2. The Clerk is DIRECTED to enter judgment in favor of Plaintiff Commodores Entertainment Corporation and against Defendants Thomas McClary and Fifth Avenue Entertainment, LLC on Count 1 of the Complaint (Doc. 1, ¶¶ 68-77).
3. The following claims are deemed abandoned to the extent they were not resolved in Phase I and are DISMISSED WITH PREJUDICE : Counts 2-5 and 7 of the Complaint (Doc. 1, ¶¶ 78-115, 120-130); McClary's Counterclaims 1-5 and 7 (Doc. 79, ¶¶ 67-126, 141-157); Fifth Avenue's Counterclaims 1-3 (Doc. 59, ¶¶ 62-98); and Counts 1-9 and 15 of the Third-Party Complaint (Doc. 55, ¶¶ 67-167, 250-265).
4. McClary's Counterclaim 12 (Doc. 79, ¶¶ 228-243) is DISMISSED WITH PREJUDICE .

DONE AND ORDERED in Chambers in Orlando, Florida, on August 23, 2018. 
      
      CEC's claim for damages, although raised in the Joint Notice, is not part of its SJ Motion. (See Doc. 411, p. 1 n.1.)
     
      
      At the PPTC, CEC's counsel suggested that CEC's actual damages amounted to $110,000. But counsel's unsupported approximations do not suffice as proof for summary judgment purposes.
     
      
      In resolving Phase I, the Court granted judgment as a matter of law in favor of CEC on the issue of ownership ("JMOL Order "). (Doc. 364.) The JMOL Order did not delineate which claims, if any, were resolved.

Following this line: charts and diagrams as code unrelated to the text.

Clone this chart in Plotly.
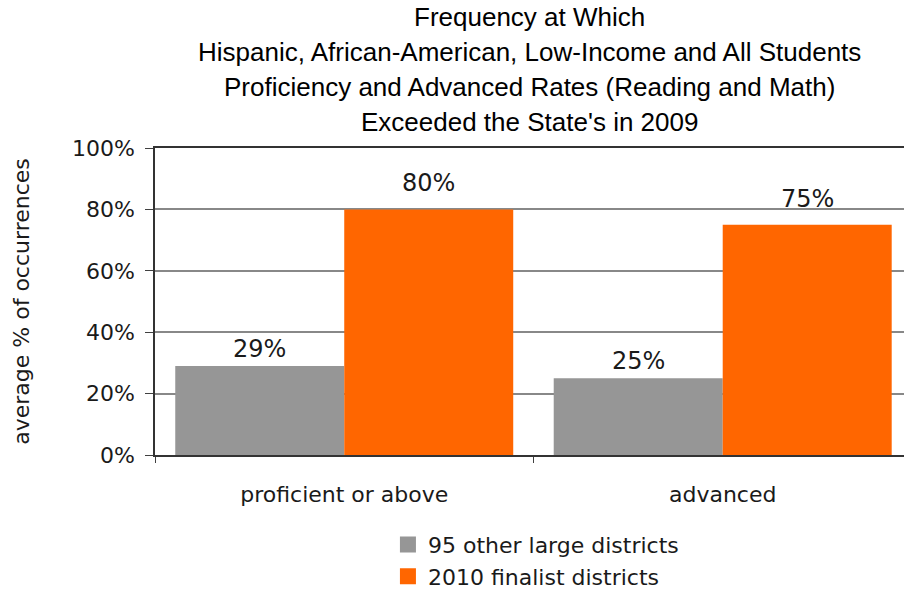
import plotly.graph_objects as go

categories = ["proficient or above", "advanced"]
series_names = ["95 other large districts", "2010 finalist districts"]
other_large = [29, 25]
finalists = [80, 75]
colors = ["#969696", "#FF6600"]

title_lines = [
    "Frequency at Which",
    "Hispanic, African-American, Low-Income and All Students",
    "Proficiency and Advanced Rates (Reading and Math)",
    "Exceeded the State's in 2009",
]

TEXT = "#1a1a1a"
BODY_FONT = "DejaVu Sans"
BARGAP = 0.107
PLOT_TOP, PLOT_H = 148, 307

fig = go.Figure()
series = [other_large, finalists]
for name, vals, col in zip(series_names, series, colors):
    fig.add_trace(go.Bar(
        x=categories, y=vals, name=name,
        marker=dict(color=col, line=dict(width=0)),
        showlegend=False,
    ))
    # square legend swatch
    fig.add_trace(go.Scatter(
        x=[None], y=[None], mode="markers", name=name,
        marker=dict(symbol="square", size=17, color=col),
    ))

# value labels above each bar (bar centres offset from the category centre)
half = (1 - BARGAP) / 4
label_lift = [1, 10]
for s, vals in enumerate(series):
    for i, v in enumerate(vals):
        fig.add_annotation(
            x=i + (-half if s == 0 else half), y=v, xref="x", yref="y",
            text=f"{v}%", showarrow=False, yanchor="bottom", yshift=label_lift[s],
            font=dict(size=24, color=TEXT, family=BODY_FONT),
        )

# multi-line heading, one line per annotation
for k, line in enumerate(title_lines):
    centre_px = 17 + 35 * k
    fig.add_annotation(
        x=0.5, xref="paper", y=1 + (PLOT_TOP - centre_px) / PLOT_H, yref="paper",
        text=line, showarrow=False, xanchor="center", yanchor="middle",
        font=dict(family="Liberation Sans", size=26, color="black"),
    )

fig.update_layout(
    width=904, height=590,
    margin=dict(l=155, r=0, t=PLOT_TOP, b=590 - PLOT_TOP - PLOT_H, autoexpand=False),
    paper_bgcolor="white", plot_bgcolor="white",
    barmode="group", bargap=BARGAP, bargroupgap=0,
    font=dict(family=BODY_FONT, color=TEXT, size=22),
    legend=dict(
        x=0.311, xref="paper", xanchor="left",
        y=-0.224, yanchor="top",
        font=dict(size=22, color=TEXT, family=BODY_FONT),
        itemwidth=30, tracegroupgap=0, bgcolor="rgba(0,0,0,0)",
    ),
    xaxis=dict(
        range=[-0.5, 1.479],
        showline=True, linecolor="#333333", linewidth=1.5, mirror=True,
        ticks="outside", ticklen=6, tickcolor="#404040",
        tickson="boundaries", showgrid=False,
        tickfont=dict(size=22, color=TEXT, family=BODY_FONT),
        ticklabelstandoff=19,
    ),
    yaxis=dict(
        range=[0, 100], dtick=20, ticksuffix="%",
        showline=True, linecolor="#333333", linewidth=1.5,
        ticks="outside", ticklen=8, tickcolor="#404040",
        ticklabelstandoff=6,
        showgrid=True, gridcolor="#888888", gridwidth=1.5,
        tickfont=dict(size=22, color=TEXT, family=BODY_FONT),
        title=dict(text="average % of occurrences", standoff=36,
                   font=dict(size=22, color=TEXT, family=BODY_FONT)),
        zeroline=False,
    ),
)

fig.write_html("out.html")
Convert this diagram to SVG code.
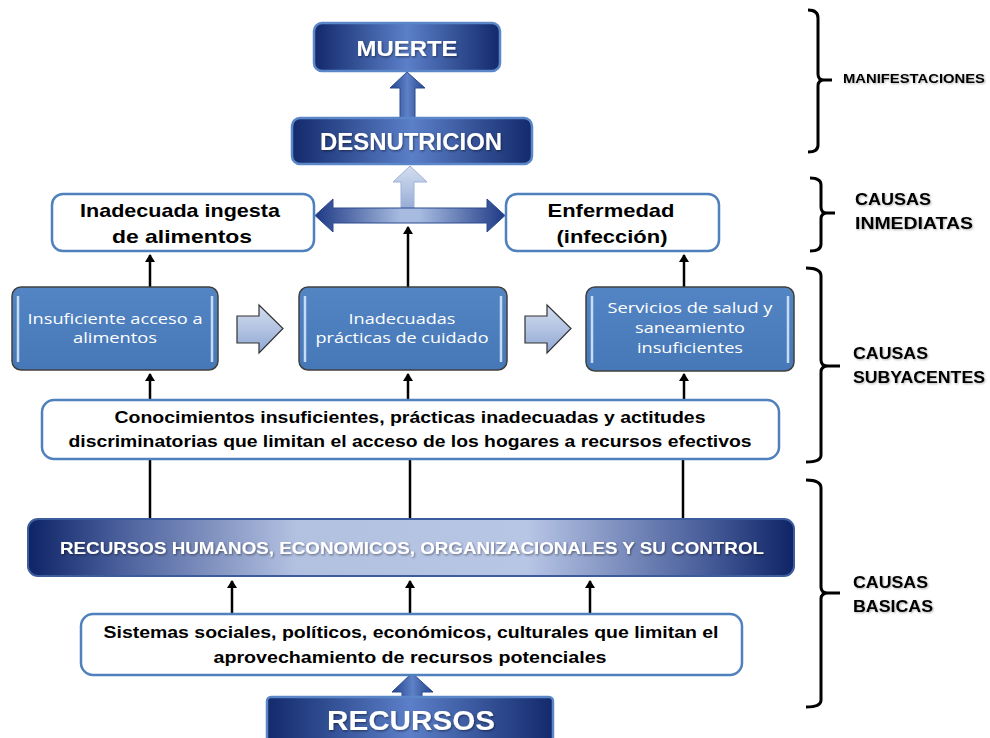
<svg xmlns="http://www.w3.org/2000/svg" width="990" height="738" viewBox="0 0 990 738">
<defs>
<style>
.lbl{font-family:"Liberation Sans",Arial,sans-serif;font-weight:bold;fill:#000}
.wt{font-family:"Liberation Sans",Arial,sans-serif;font-weight:bold;fill:#fff}
.wn{font-family:"Open Sans","Liberation Sans",Arial,sans-serif;fill:#fff;font-size:15px}
.bk{font-family:"Liberation Sans",Arial,sans-serif;font-weight:bold;fill:#000}
.wbox{fill:#fff;stroke:#4f81bd;stroke-width:2.5}
.bbox{fill:url(#gBlue);stroke:#404040;stroke-width:1.5}
.dbox{fill:url(#gDark);stroke:#5b87c9;stroke-width:2.5}
.hl{stroke:#c6dcf5;stroke-width:2.5}
.con{stroke:#000;stroke-width:2.5;fill:none}
.brk{stroke:#000;stroke-width:3;fill:none;stroke-linejoin:round}
.barrow{fill:url(#gLight);stroke:#333;stroke-width:1.2}
</style>
<linearGradient id="gDark" x1="0" y1="0" x2="1" y2="0">
<stop offset="0" stop-color="#132a6c"/>
<stop offset="0.5" stop-color="#5b7fc8"/>
<stop offset="1" stop-color="#132a6c"/>
</linearGradient>
<linearGradient id="gBar" x1="0" y1="0" x2="1" y2="0">
<stop offset="0" stop-color="#0f2466"/>
<stop offset="0.12" stop-color="#4a5f9c"/>
<stop offset="0.35" stop-color="#b3c1e1"/>
<stop offset="0.65" stop-color="#b8c6e6"/>
<stop offset="0.88" stop-color="#4a5f9c"/>
<stop offset="1" stop-color="#0f2466"/>
</linearGradient>
<linearGradient id="gBlue" x1="0" y1="0" x2="0" y2="1">
<stop offset="0" stop-color="#5385c4"/>
<stop offset="1" stop-color="#4677b7"/>
</linearGradient>
<linearGradient id="gLight" x1="0" y1="0" x2="0" y2="1">
<stop offset="0" stop-color="#d3ddef"/>
<stop offset="0.5" stop-color="#b3c3e2"/>
<stop offset="1" stop-color="#8fa7d2"/>
</linearGradient>
<linearGradient id="gH" x1="0" y1="0" x2="1" y2="0">
<stop offset="0" stop-color="#1e3a85"/>
<stop offset="0.45" stop-color="#a7bbe0"/>
<stop offset="0.55" stop-color="#a7bbe0"/>
<stop offset="1" stop-color="#1e3a85"/>
</linearGradient>
<linearGradient id="gUp" x1="0" y1="0" x2="1" y2="0">
<stop offset="0" stop-color="#24448d"/>
<stop offset="0.5" stop-color="#5d80c6"/>
<stop offset="1" stop-color="#24448d"/>
</linearGradient>
<filter id="sh" x="-5%" y="-20%" width="110%" height="140%">
<feDropShadow dx="1" dy="1.2" stdDeviation="0.8" flood-color="#000" flood-opacity="0.45"/>
</filter>
<filter id="shl" x="-5%" y="-20%" width="110%" height="140%">
<feDropShadow dx="1" dy="1" stdDeviation="0.8" flood-color="#000" flood-opacity="0.3"/>
</filter>
<marker id="ah" markerWidth="10" markerHeight="10" refX="7" refY="5" orient="auto" markerUnits="userSpaceOnUse">
<path d="M0,0 L8,5 L0,10 Z" fill="#000"/>
</marker>
</defs>
<rect width="990" height="738" fill="#fff"/>

<g id="connectors">
<line class="con" x1="150" y1="287" x2="150" y2="255" marker-end="url(#ah)"/>
<line class="con" x1="408" y1="287" x2="408" y2="227" marker-end="url(#ah)"/>
<line class="con" x1="684" y1="287" x2="684" y2="255" marker-end="url(#ah)"/>
<line class="con" x1="150" y1="400" x2="150" y2="374" marker-end="url(#ah)"/>
<line class="con" x1="408" y1="400" x2="408" y2="374" marker-end="url(#ah)"/>
<line class="con" x1="684" y1="400" x2="684" y2="374" marker-end="url(#ah)"/>
<line class="con" x1="150" y1="519" x2="150" y2="459"/>
<line class="con" x1="410" y1="519" x2="410" y2="459"/>
<line class="con" x1="683" y1="519" x2="683" y2="459"/>
<line class="con" x1="232" y1="614" x2="232" y2="581" marker-end="url(#ah)"/>
<line class="con" x1="410" y1="614" x2="410" y2="581" marker-end="url(#ah)"/>
<line class="con" x1="590" y1="614" x2="590" y2="581" marker-end="url(#ah)"/>
<polygon fill="url(#gUp)" stroke="#2a4a8e" stroke-width="1" points="407,72 425,88 415,88 415,118 400,118 400,88 390,88"/>
<polygon fill="url(#gLight)" stroke="#9fb2d8" stroke-width="1" points="410,166 427,182 414,182 414,213 401,213 401,182 393,182"/>
<polygon fill="url(#gH)" stroke="#2b4a90" stroke-width="1" points="315,215.5 333,199 333,208 487,208 487,199 505,215.5 487,232 487,223 333,223 333,232"/>
<polygon fill="url(#gUp)" stroke="#2a4a8e" stroke-width="1" points="412,673 433,692 422,692 422,698 402,698 402,692 392,692"/>
<polygon class="barrow" points="237,316 259,316 259,305 283,328.5 259,353 259,343 237,343"/>
<polygon class="barrow" points="525,316 547,316 547,305 571,328.5 547,353 547,343 525,343"/>
</g>

<g id="muerte">
<rect class="dbox" x="314" y="23" width="186" height="48" rx="8"/>
<text class="wt" x="407" y="56" font-size="22" text-anchor="middle" textLength="101" lengthAdjust="spacingAndGlyphs" filter="url(#sh)">MUERTE</text>
</g>
<g id="desnutricion">
<rect class="dbox" x="292" y="118" width="240" height="46" rx="8"/>
<text class="wt" x="411" y="150" font-size="23" text-anchor="middle" textLength="182" lengthAdjust="spacingAndGlyphs" filter="url(#sh)">DESNUTRICION</text>
</g>
<g id="ingesta">
<rect class="wbox" x="52" y="194" width="262" height="57" rx="11"/>
<text class="bk" x="180" y="217" font-size="19" text-anchor="middle" textLength="200" lengthAdjust="spacingAndGlyphs">Inadecuada ingesta</text>
<text class="bk" x="182" y="243" font-size="19" text-anchor="middle" textLength="140" lengthAdjust="spacingAndGlyphs">de alimentos</text>
</g>
<g id="enfermedad">
<rect class="wbox" x="506" y="194" width="213" height="57" rx="11"/>
<text class="bk" x="611" y="217" font-size="19" text-anchor="middle" textLength="127" lengthAdjust="spacingAndGlyphs">Enfermedad</text>
<text class="bk" x="612" y="243" font-size="19" text-anchor="middle" textLength="111" lengthAdjust="spacingAndGlyphs">(infección)</text>
</g>
<g id="acceso">
<rect class="bbox" x="12" y="287" width="206" height="83" rx="9"/>
<line class="hl" x1="18" y1="296" x2="18" y2="362"/>
<line class="hl" x1="212" y1="296" x2="212" y2="362"/>
<text class="wn" x="115" y="324" text-anchor="middle" textLength="175" lengthAdjust="spacingAndGlyphs">Insuficiente acceso a</text>
<text class="wn" x="115" y="343" text-anchor="middle" textLength="84" lengthAdjust="spacingAndGlyphs">alimentos</text>
</g>
<g id="practicas">
<rect class="bbox" x="299" y="287" width="208" height="83" rx="9"/>
<line class="hl" x1="305" y1="296" x2="305" y2="362"/>
<line class="hl" x1="501" y1="296" x2="501" y2="362"/>
<text class="wn" x="402" y="324" text-anchor="middle" textLength="107" lengthAdjust="spacingAndGlyphs">Inadecuadas</text>
<text class="wn" x="402" y="343" text-anchor="middle" textLength="173" lengthAdjust="spacingAndGlyphs">prácticas de cuidado</text>
</g>
<g id="servicios">
<rect class="bbox" x="586" y="287" width="208" height="84" rx="9"/>
<line class="hl" x1="592" y1="296" x2="592" y2="363"/>
<line class="hl" x1="788" y1="296" x2="788" y2="363"/>
<text class="wn" x="690" y="313" text-anchor="middle" textLength="165" lengthAdjust="spacingAndGlyphs">Servicios de salud y</text>
<text class="wn" x="690" y="333" text-anchor="middle" textLength="110" lengthAdjust="spacingAndGlyphs">saneamiento</text>
<text class="wn" x="690" y="353" text-anchor="middle" textLength="106" lengthAdjust="spacingAndGlyphs">insuficientes</text>
</g>
<g id="conocimientos">
<rect class="wbox" x="42" y="400" width="737" height="59" rx="12"/>
<text class="bk" x="410" y="423" font-size="16" text-anchor="middle" textLength="591" lengthAdjust="spacingAndGlyphs">Conocimientos insuficientes, prácticas inadecuadas y actitudes</text>
<text class="bk" x="410" y="447" font-size="16" text-anchor="middle" textLength="683" lengthAdjust="spacingAndGlyphs">discriminatorias que limitan el acceso de los hogares a recursos efectivos</text>
</g>
<g id="recursos-humanos">
<rect x="28" y="519" width="766" height="57" rx="10" fill="url(#gBar)" stroke="#3d5c9c" stroke-width="2"/>
<text class="wt" x="412" y="554" font-size="17" text-anchor="middle" textLength="704" lengthAdjust="spacingAndGlyphs" filter="url(#sh)">RECURSOS HUMANOS, ECONOMICOS, ORGANIZACIONALES Y SU CONTROL</text>
</g>
<g id="sistemas">
<rect class="wbox" x="81" y="614" width="661" height="61" rx="12"/>
<text class="bk" x="411" y="638" font-size="16" text-anchor="middle" textLength="615" lengthAdjust="spacingAndGlyphs">Sistemas sociales, políticos, económicos, culturales que limitan el</text>
<text class="bk" x="410" y="663" font-size="16" text-anchor="middle" textLength="393" lengthAdjust="spacingAndGlyphs">aprovechamiento de recursos potenciales</text>
</g>
<g id="recursos">
<rect class="dbox" x="267" y="697" width="286" height="50" rx="4"/>
<text class="wt" x="411" y="730" font-size="27" text-anchor="middle" textLength="168" lengthAdjust="spacingAndGlyphs" filter="url(#sh)">RECURSOS</text>
</g>

<g id="bracket-manifestaciones">
<path class="brk" d="M808,10 Q818,10 818,18 L818,74 Q818,80 824,80 L832,80 M824,80 Q818,80 818,86 L818,145 Q818,152 808,152"/>
<text class="lbl" x="843" y="83" font-size="13" textLength="142" lengthAdjust="spacingAndGlyphs" filter="url(#shl)">MANIFESTACIONES</text>
</g>
<g id="bracket-inmediatas">
<path class="brk" d="M810,178 Q821,178 821,185 L821,207 Q821,213 827,213 L835,213 M827,213 Q821,213 821,219 L821,244 Q821,251 810,251"/>
<text class="lbl" x="855" y="205" font-size="16" textLength="76" lengthAdjust="spacingAndGlyphs" filter="url(#shl)">CAUSAS</text>
<text class="lbl" x="855" y="229" font-size="16" textLength="118" lengthAdjust="spacingAndGlyphs" filter="url(#shl)">INMEDIATAS</text>
</g>
<g id="bracket-subyacentes">
<path class="brk" d="M806,268 Q821,268 821,276 L821,360 Q821,366 828,366 L840,366 M828,366 Q821,366 821,372 L821,455 Q821,462 806,462"/>
<text class="lbl" x="853" y="359" font-size="16" textLength="75" lengthAdjust="spacingAndGlyphs" filter="url(#shl)">CAUSAS</text>
<text class="lbl" x="853" y="383" font-size="16" textLength="132" lengthAdjust="spacingAndGlyphs" filter="url(#shl)">SUBYACENTES</text>
</g>
<g id="bracket-basicas">
<path class="brk" d="M806,480 Q821,480 821,488 L821,587 Q821,593 828,593 L840,593 M828,593 Q821,593 821,599 L821,700 Q821,707 806,707"/>
<text class="lbl" x="853" y="588" font-size="16" textLength="75" lengthAdjust="spacingAndGlyphs" filter="url(#shl)">CAUSAS</text>
<text class="lbl" x="853" y="612" font-size="16" textLength="80" lengthAdjust="spacingAndGlyphs" filter="url(#shl)">BASICAS</text>
</g>
</svg>
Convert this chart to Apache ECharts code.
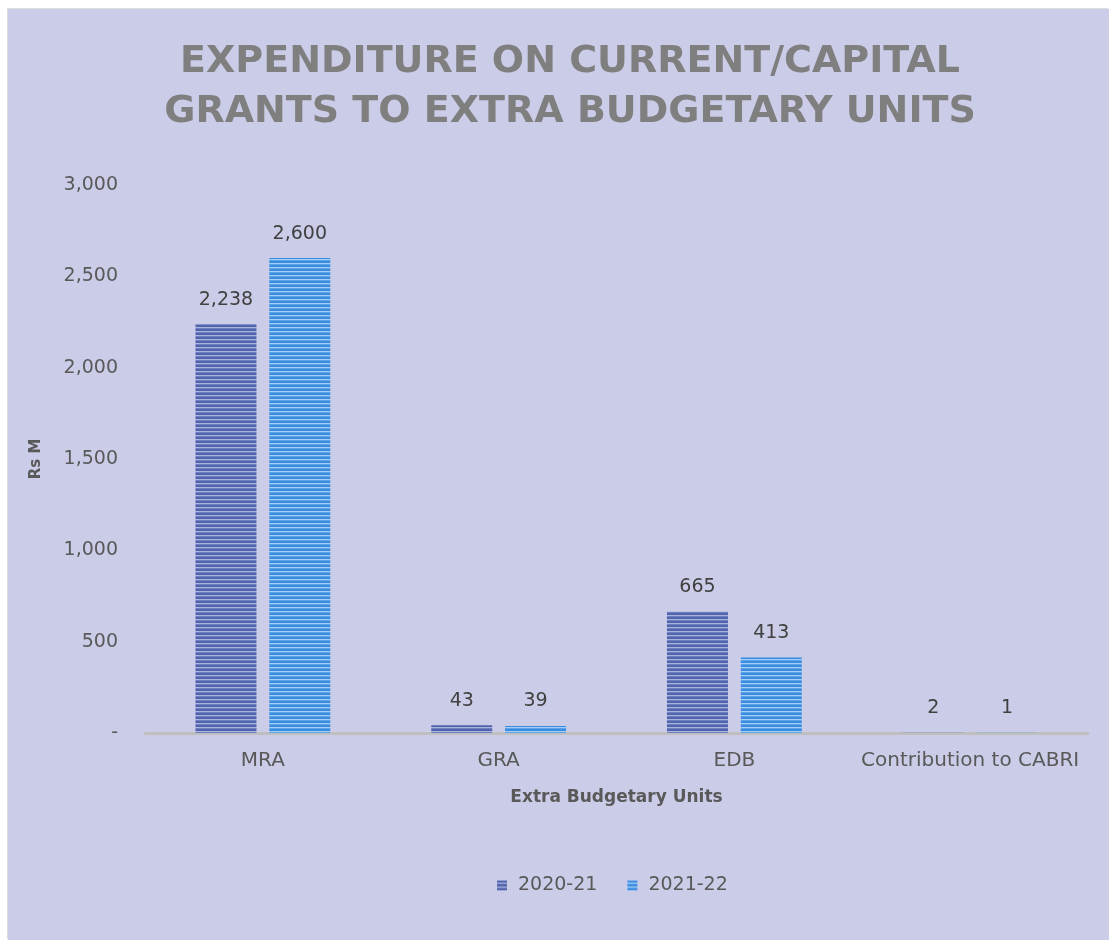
<!DOCTYPE html>
<html>
<head>
<meta charset="utf-8">
<script src="https://cdn.jsdelivr.net/npm/echarts@6/dist/echarts.min.js"></script>
<style>
  html, body { margin: 0; padding: 0; background: #fff; }
  #chart { position: absolute; left: 8px; top: 9px; width: 1101px; height: 931px;
           box-shadow: -1px -1px 0 #dcdcdc; }
</style>
</head>
<body>
<div id="chart"></div>
<script>
const categories = ["MRA", "GRA", "EDB", "Contribution to CABRI"];
const values2021 = [2238, 43, 665, 2];
const values2122 = [2600, 39, 413, 1];
const seriesNames = ["2020-21", "2021-22"];
const yTicks = [0, 500, 1000, 1500, 2000, 2500, 3000];

// horizontal stripe fill like the original
function stripes(dark, light, mid) {
  const c = document.createElement("canvas");
  c.width = 4;
  c.height = 4;
  const ctx = c.getContext("2d");
  ctx.fillStyle = dark;
  ctx.fillRect(0, 0, 4, 4);
  ctx.fillStyle = light;
  ctx.fillRect(0, 2, 4, 1);
  ctx.fillStyle = mid;
  ctx.fillRect(0, 3, 4, 1);
  return { image: c, repeat: "repeat" };
}

const fontFamily = "DejaVu Sans";
const chart = echarts.init(document.getElementById("chart"));

const labelStyle = {
  show: true,
  position: "top",
  distance: 15,
  color: "#404040",
  fontSize: 19,
  fontFamily: fontFamily,
  formatter: p => p.value.toLocaleString("en-US")
};

chart.setOption({
  backgroundColor: "#cbcce7",
  animation: false,
  title: {
    text: "EXPENDITURE ON CURRENT/CAPITAL\nGRANTS TO EXTRA BUDGETARY UNITS",
    left: 557,
    textAlign: "center",
    top: 23,
    textStyle: {
      color: "#7f7f7f",
      fontSize: 38,
      fontWeight: "bold",
      fontFamily: fontFamily,
      lineHeight: 50
    }
  },
  legend: {
    data: seriesNames,
    left: 484,
    top: 862,
    icon: "rect",
    itemWidth: 10,
    itemHeight: 10,
    itemGap: 30,
    textStyle: { color: "#595959", fontSize: 19, fontFamily: fontFamily, padding: [0, 0, 0, 6] }
  },
  grid: { left: 137, right: 21, top: 176, bottom: 207 },
  xAxis: {
    type: "category",
    data: categories,
    name: "Extra Budgetary Units",
    nameLocation: "middle",
    nameGap: 56,
    nameTextStyle: { color: "#595959", fontSize: 17, fontWeight: "bold", fontFamily: fontFamily },
    axisLine: { lineStyle: { color: "#bfbfbf", width: 3 } },
    axisTick: { show: false },
    axisLabel: { color: "#595959", fontSize: 20, fontFamily: fontFamily, margin: 18, interval: 0 }
  },
  yAxis: {
    type: "value",
    min: yTicks[0],
    max: yTicks[yTicks.length - 1],
    interval: 500,
    name: "Rs M",
    nameLocation: "middle",
    nameGap: 101,
    nameRotate: 90,
    nameTextStyle: { color: "#595959", fontSize: 15, fontWeight: "bold", fontFamily: fontFamily },
    splitLine: { show: false },
    axisLine: { show: false },
    axisTick: { show: false },
    axisLabel: {
      color: "#595959",
      fontSize: 19,
      fontFamily: fontFamily,
      margin: 27,
      formatter: v => (v === 0 ? "-" : v.toLocaleString("en-US"))
    }
  },
  series: [
    {
      name: seriesNames[0],
      type: "bar",
      barWidth: 61,
      barGap: "21%",
      itemStyle: { color: stripes("#5163ad", "#a9b4dc", "#6f80c0") },
      label: labelStyle,
      data: values2021
    },
    {
      name: seriesNames[1],
      type: "bar",
      barWidth: 61,
      itemStyle: { color: stripes("#3a8ce0", "#a6cdf3", "#5da3e8") },
      label: labelStyle,
      data: values2122
    }
  ]
});
</script>
</body>
</html>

The effect of the JMOL Order likely resolved Counterclaim 7. Nevertheless, in an abundance of caution, the Court dismisses it at this stage.
     
      
      As with Counterclaim 7, the effect of the JMOL Order likely resolved Third-Party Claims 6 and 8. Nevertheless, in an abundance of caution, the Court dismisses these claims at this stage.
     
      
      When ruling on motion for summary judgment, a court may consider, among other things, affidavits submitted by the parties. See Fed. R. Civ. P. 56(c). Courts have defined an affidavit as "[a] voluntary declaration of facts written down and sworn to by the declarant before an officer authorized to administer oaths, such as a notary public. See Tishcon Corp. v. Soundview Comm'ns, Inc. , No. 1:04-cv-524-JEC, 2005 WL 6038743, at *3 (N.D. Ga. Feb. 15, 2005). For summary judgment purposes, an unsworn declaration may be given the same force and effect as an affidavit if it is signed, dated, and includes language in substantially the following form: "I declare (or certify, verify, state) under penalty of perjury ... that the foregoing true and correct." 28 U.S.C. § 1746(2) ; see also Four Parcels , 941 F.2d at 1444 n.36 (noting that for summary judgment purposes, a court may consider a declaration executed in accordance with § 1746 as an affidavit).
     
      
      McClary submitted an unsigned Hessenthaler Declaration. (Doc. 417-4, p. 4.) A single page then follows the Hessenthaler Declaration that appears to be a duplicate final page of the Hessenthaler Declaration with a signature. (Id. at 5.) Despite the confusion, the Court will accept this declaration and treat it as an affidavit under § 1746(2) for summary judgment purposes.
     
      
      In the Joint Notice, the parties raised McClary's counterclaim for an accounting ("Counterclaim 12 "). (Doc. 403, p. 4; Doc. 79, ¶¶ 228-243.) CEC, however, did not move for summary judgment on this claim (see Doc. 411), but McClary's counsel did present argument on it at the PPTC. Because the Court finds that McClary is not a CEC shareholder, Counterclaim 12 fails as a matter of law and is due to be dismissed.